Our conservative estimate is for a 5 % increase in the neuroplastic response to cTBS at the optimal timing (i.e. during the critical window) following stroke. Considering the mean response and variance of data from control subjects to the paired cTBS paradigms [13] we would need approximately 43 patients to detect a difference (p < 0.05) at 80 % power. Therefore, to be confident of examining the hypotheses and allowing for a 33 % loss to follow up rate, we will recruit 70 patients over the four years of the grant.

Statistical analyses

To address our aims we will perform the following analyses:

  1. 1.

    Repeated measures analysis of variance (rmANOVA) to examine changes across time in neuroplasticity (MEP response to cTBS) and inhibition (SICI).

  2. 2.

    ANOVA to compare neuroplasticity and inhibition between patients and controls over time.

  3. 3.

    Generalised Estimating Equations to examine the longitudinal relationship between neuroplasticity, intracortical inhibition, and functional assessment scores.

  4. 4.

    ANOVA comparing neuroplastic responses between patients stratified into tertiles based upon their functional assessment scores (ARAT/FIM) at the end of the trial period (poor recovery/moderate recovery/good recovery).

Where appropriate, lesion size/site (using assessment of corticospinal tract structure from automated segmentation of structural MRI) and upper limb activity scores will be used as covariates in the above analyses.
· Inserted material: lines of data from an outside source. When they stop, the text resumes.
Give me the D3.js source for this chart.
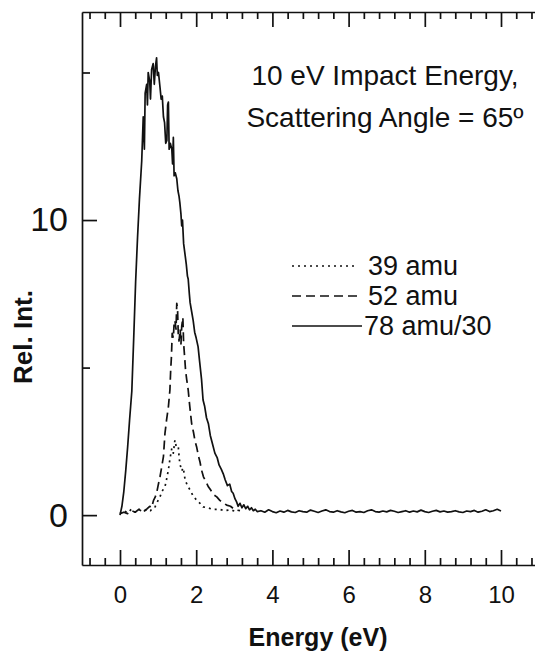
<!DOCTYPE html>
<html>
<head>
<meta charset="utf-8">
<script src="https://cdn.jsdelivr.net/npm/d3@7"></script>
<style>
body { margin: 0; background: #fff; }
text { font-family: "Liberation Sans", Arial, sans-serif; fill: #111; }
</style>
</head>
<body>
<div id="chart"></div>
<script>
// 78 amu signal (divided by 30)
var energy78 = [0.00, 0.05, 0.10, 0.15, 0.20, 0.25, 0.31, 0.36, 0.41, 0.46, 0.51, 0.57, 0.61, 0.64, 0.66, 0.70,
    0.72, 0.74, 0.78, 0.80, 0.83, 0.87, 0.90, 0.93, 0.96, 0.98, 1.01, 1.05, 1.08, 1.11, 1.14, 1.17,
    1.20, 1.23, 1.25, 1.27, 1.29, 1.32, 1.36, 1.38, 1.40, 1.42, 1.45, 1.49, 1.52, 1.55, 1.57, 1.60,
    1.62, 1.64, 1.67, 1.71, 1.74, 1.77, 1.79, 1.82, 1.84, 1.88, 1.92, 1.96, 2.00, 2.05, 2.09, 2.14,
    2.18, 2.22, 2.27, 2.32, 2.37, 2.43, 2.49, 2.55, 2.60, 2.66, 2.71, 2.76, 2.82, 2.88, 2.93, 2.97,
    3.02, 3.06, 3.10, 3.15, 3.20, 3.25, 3.30, 3.35, 3.40, 3.45, 3.50, 3.55, 3.60,
    3.7, 3.8, 3.9, 4.0, 4.1, 4.2, 4.3, 4.4, 4.5, 4.6, 4.7, 4.8, 4.9, 5.0, 5.1, 5.2, 5.3, 5.4, 5.5,
    5.6, 5.7, 5.8, 5.9, 6.0, 6.1, 6.2, 6.3, 6.4, 6.5, 6.6, 6.7, 6.8, 6.9, 7.0, 7.1, 7.2, 7.3, 7.4,
    7.5, 7.6, 7.7, 7.8, 7.9, 8.0, 8.1, 8.2, 8.3, 8.4, 8.5, 8.6, 8.7, 8.8, 8.9, 9.0, 9.1, 9.2, 9.3,
    9.4, 9.5, 9.6, 9.7, 9.8, 9.9, 10.0];
var int78 = [0.0, 0.3, 0.8, 1.5, 2.3, 3.2, 4.2, 6.0, 7.9, 9.4, 10.7, 12.0, 13.5, 12.4, 14.3, 14.6,
    13.9, 15.0, 14.7, 14.1, 15.1, 15.3, 14.6, 15.2, 15.5, 14.9, 15.0, 14.5, 14.1, 14.2, 13.5, 13.3,
    12.6, 12.7, 13.9, 14.0, 12.4, 12.6, 12.4, 11.9, 12.8, 11.5, 11.6, 11.4, 11.0, 10.8, 10.6, 10.2,
    9.8, 10.0, 9.2, 8.8, 8.5, 8.1, 8.0, 7.5, 7.2, 6.9, 6.6, 6.2, 6.0, 5.7, 5.2, 4.6,
    3.9, 3.7, 3.3, 3.1, 2.7, 2.4, 2.1, 1.95, 1.7, 1.55, 1.4, 1.2, 1.0, 1.05, 0.8, 0.74,
    0.55, 0.45, 0.3, 0.4, 0.25, 0.35, 0.22, 0.3, 0.18, 0.25, 0.15, 0.2, 0.12,
    0.15, 0.10, 0.18, 0.12, 0.08, 0.14, 0.10, 0.16, 0.11, 0.09, 0.15, 0.12, 0.10, 0.17, 0.13, 0.09, 0.14, 0.18, 0.12,
    0.10, 0.15, 0.11, 0.08, 0.13, 0.16, 0.10, 0.12, 0.09, 0.15, 0.18, 0.12, 0.10, 0.14, 0.11, 0.16, 0.13, 0.09, 0.12,
    0.15, 0.10, 0.14, 0.11, 0.17, 0.12, 0.09, 0.13, 0.16, 0.11, 0.14, 0.10, 0.12, 0.15, 0.11, 0.09, 0.14, 0.12, 0.16,
    0.10, 0.13, 0.18, 0.12, 0.15, 0.20, 0.14];

// 52 amu signal
var energy52 = [0.00, 0.10, 0.20, 0.30, 0.40, 0.50, 0.60, 0.70, 0.78, 0.83, 0.88, 0.92, 0.96, 1.00, 1.05, 1.09,
    1.14, 1.18, 1.22, 1.27, 1.31, 1.33, 1.35, 1.37, 1.40, 1.42, 1.44, 1.47, 1.49, 1.51, 1.53, 1.55,
    1.58, 1.60, 1.62, 1.65, 1.67, 1.70, 1.72, 1.75, 1.79, 1.83, 1.88, 1.93, 1.97, 2.01, 2.06, 2.10,
    2.14, 2.19, 2.25, 2.32, 2.38, 2.45, 2.54, 2.62, 2.70, 2.80, 2.90, 3.00, 3.06, 3.15];
var int52 = [0.05, 0.10, 0.05, 0.15, 0.10, 0.20, 0.10, 0.20, 0.30, 0.25, 0.50, 0.60, 0.74, 1.0, 1.3, 1.6,
    1.98, 2.77, 3.2, 3.67, 4.24, 4.9, 5.37, 6.16, 6.0, 6.5, 6.6, 6.3, 7.18, 7.0, 6.1, 5.9,
    6.3, 5.8, 6.4, 6.7, 5.82, 5.3, 4.92, 4.6, 4.24, 3.7, 3.11, 2.8, 2.5, 2.32, 2.0, 1.8,
    1.53, 1.3, 1.15, 0.96, 0.85, 0.7, 0.62, 0.5, 0.42, 0.34, 0.3, 0.2, 0.17, 0.15];

// 39 amu signal
var energy39 = [0.00, 0.10, 0.20, 0.30, 0.40, 0.50, 0.60, 0.70, 0.80, 0.86, 0.92, 0.98, 1.05, 1.10, 1.18, 1.22,
    1.27, 1.31, 1.36, 1.40, 1.44, 1.48, 1.53, 1.55, 1.57, 1.62, 1.66, 1.71, 1.77, 1.84, 1.92, 2.01,
    2.10, 2.18, 2.30, 2.45, 2.60, 2.75, 2.90, 3.05];
var int39 = [0.05, 0.15, 0.08, 0.20, 0.10, 0.18, 0.12, 0.20, 0.15, 0.25, 0.28, 0.45, 0.62, 0.80, 0.96, 1.2,
    1.53, 1.9, 2.26, 2.1, 2.54, 2.3, 2.32, 2.0, 1.75, 1.5, 1.6, 1.19, 1.0, 0.85, 0.65, 0.51,
    0.40, 0.28, 0.25, 0.19, 0.20, 0.15, 0.18, 0.12];

var xMajor = [0, 2, 4, 6, 8, 10];
var yMajor = [0, 10];
var yMinor = [5, 15];
var seriesNames = ["39 amu", "52 amu", "78 amu/30"];
var titleLines = ["10 eV Impact Energy,", "Scattering Angle = 65\u00ba"];

var width = 535, height = 655;

var svg = d3.select("#chart")
    .append("svg")
    .attr("width", width)
    .attr("height", height)
    .style("display", "block")
    .style("background", "#fff");

var x = d3.scaleLinear().domain([-1, 11]).range([81.9, 539.1]);
var y = d3.scaleLinear().domain([-1.69, 17.05]).range([565, 12]);

// minor tick positions every 0.4 eV
var xMinor = d3.range(-2, 28).filter(function(i) { return i % 5 !== 0; }).map(function(i) { return i * 0.4; });

function styleAxis(g) {
    g.selectAll("path, line").attr("stroke", "#111").attr("stroke-width", 1.7);
}

// bottom axis
svg.append("g")
    .attr("transform", "translate(0,565)")
    .call(d3.axisBottom(x).tickValues(xMajor).tickSizeInner(-15).tickSizeOuter(0).tickPadding(21).tickFormat(d3.format("d")))
    .call(styleAxis)
    .selectAll("text")
    .style("font-size", "24px")
    .attr("fill", "#111");

svg.append("g")
    .attr("transform", "translate(0,565)")
    .call(d3.axisBottom(x).tickValues(xMinor).tickSizeInner(-7).tickSizeOuter(0).tickFormat(""))
    .call(styleAxis)
    .select(".domain").remove();

// top axis
svg.append("g")
    .attr("transform", "translate(0,12)")
    .call(d3.axisTop(x).tickValues(xMajor).tickSizeInner(-15).tickSizeOuter(0).tickFormat(""))
    .call(styleAxis);

svg.append("g")
    .attr("transform", "translate(0,12)")
    .call(d3.axisTop(x).tickValues(xMinor).tickSizeInner(-7).tickSizeOuter(0).tickFormat(""))
    .call(styleAxis)
    .select(".domain").remove();

// left axis
svg.append("g")
    .attr("transform", "translate(82,0)")
    .call(d3.axisLeft(y).tickValues(yMajor).tickSizeInner(-15).tickSizeOuter(0).tickPadding(14).tickFormat(d3.format("d")))
    .call(styleAxis)
    .selectAll("text")
    .style("font-size", "34px")
    .attr("fill", "#111");

svg.append("g")
    .attr("transform", "translate(82,0)")
    .call(d3.axisLeft(y).tickValues(yMinor).tickSizeInner(-8).tickSizeOuter(0).tickFormat(""))
    .call(styleAxis)
    .select(".domain").remove();

// axis titles
svg.append("text")
    .attr("x", 318)
    .attr("y", 646)
    .attr("text-anchor", "middle")
    .style("font-size", "25px")
    .style("font-weight", "bold")
    .text("Energy (eV)");

svg.append("text")
    .attr("transform", "translate(32,337) rotate(-90)")
    .attr("text-anchor", "middle")
    .style("font-size", "26px")
    .style("font-weight", "bold")
    .text("Rel. Int.");

// curves
function toPoints(es, vs) {
    return es.map(function(e, i) { return [e, vs[i]]; });
}

var line = d3.line()
    .x(function(d) { return x(d[0]); })
    .y(function(d) { return y(d[1]); });

var dashes = ["2,4", "9,5", null];
var series = [toPoints(energy39, int39), toPoints(energy52, int52), toPoints(energy78, int78)];

series.forEach(function(pts, i) {
    svg.append("path")
        .datum(pts)
        .attr("d", line)
        .attr("fill", "none")
        .attr("stroke", "#111")
        .attr("stroke-width", 1.7)
        .attr("stroke-linejoin", "round")
        .attr("stroke-dasharray", dashes[i]);
});

// title
titleLines.forEach(function(t, i) {
    svg.append("text")
        .attr("x", 385)
        .attr("y", 85 + i * 42)
        .attr("text-anchor", "middle")
        .style("font-size", "28px")
        .text(t);
});

// legend
var legendRows = [266, 296, 326];
seriesNames.forEach(function(name, i) {
    svg.append("line")
        .attr("x1", 292)
        .attr("x2", i === 2 ? 362 : 358)
        .attr("y1", legendRows[i])
        .attr("y2", legendRows[i])
        .attr("stroke", "#111")
        .attr("stroke-width", 1.7)
        .attr("stroke-dasharray", dashes[i]);
    svg.append("text")
        .attr("x", i === 2 ? 364 : 368)
        .attr("y", legendRows[i] + 9)
        .style("font-size", "27px")
        .text(name);
});
</script>
</body>
</html>
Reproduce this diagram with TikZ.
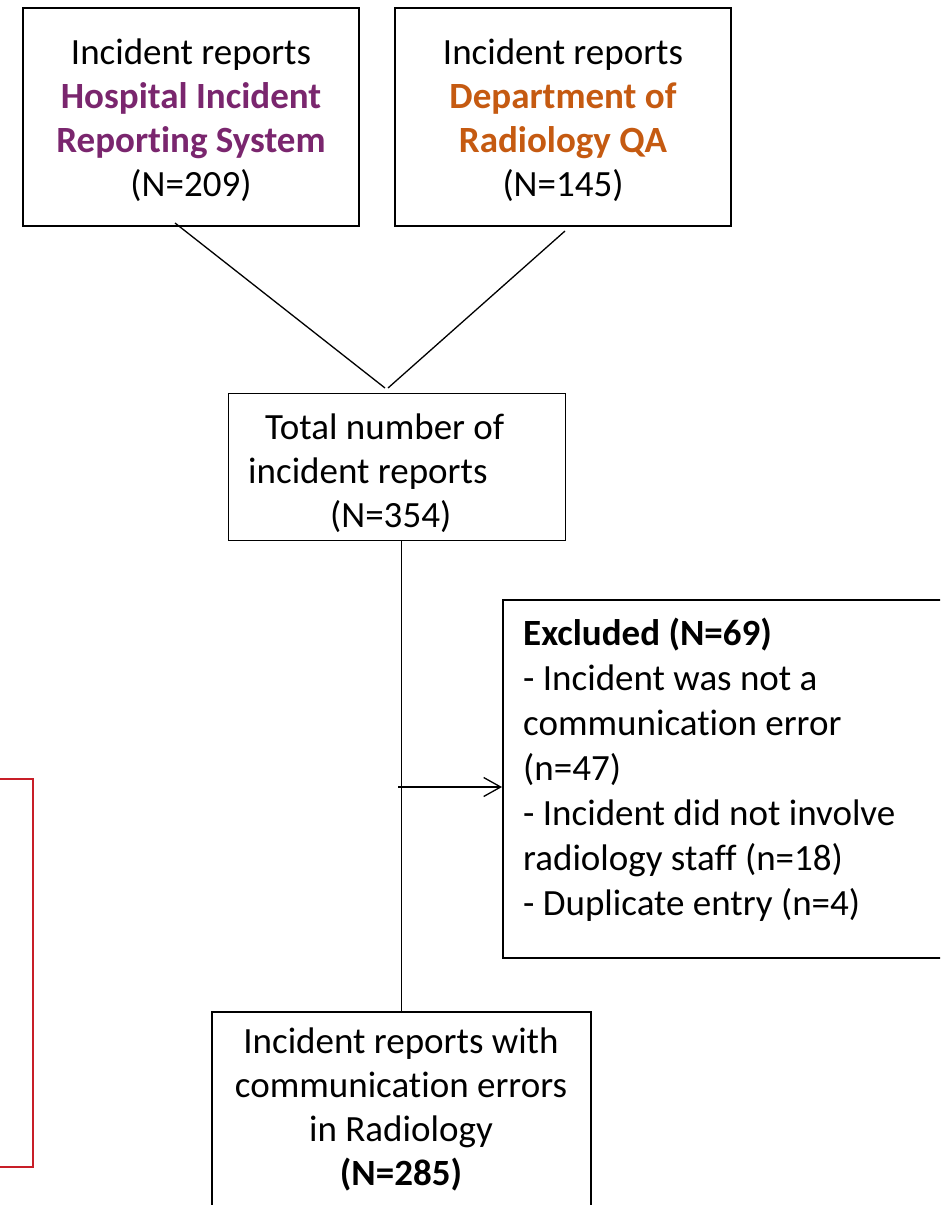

Study organisation and funding

This study has been funded by the National Health and Medical Research Council (NHMRC) of Australia, Project Grant ID 1058639, from 2014–2017 and partially funded by a Medical Research Council (UK) Grant MR/K01384X/1 to JCR.

Discussion

Little is known about the time course of neuroplastic potential in the damaged hemisphere following stroke, nor whether this impacts upon the effectiveness of rehabilitative strategies and true restitution of function. We will carefully examine changes in the corticospinal pathway, with MEP amplitude and stimulus response curves, in individuals from approximately one week to one year post stroke. We will also describe changes in intracortical inhibition, thought to influence functional recovery in the brain post stroke [18]. Most importantly, we will perform serial investigations of the response of the affected motor cortex to paired cTBS, designed to induce short-term plasticity in the motor cortex. Comparing this response to aged-matched controls, as well as longitudinal assessment of functional recovery, will provide definitive evidence, or lack thereof, for a critical window of neuroplasticity following stroke.

Summary and conclusions

This study will further our understanding of the changes that occur in the damaged brain that support functional recovery following stroke. Optimising rehabilitation to a proposed critical window of neuroplasticity could help to improve both speed and the amount of recovery following stroke and could lead to significantly greater improvements in functional outcomes.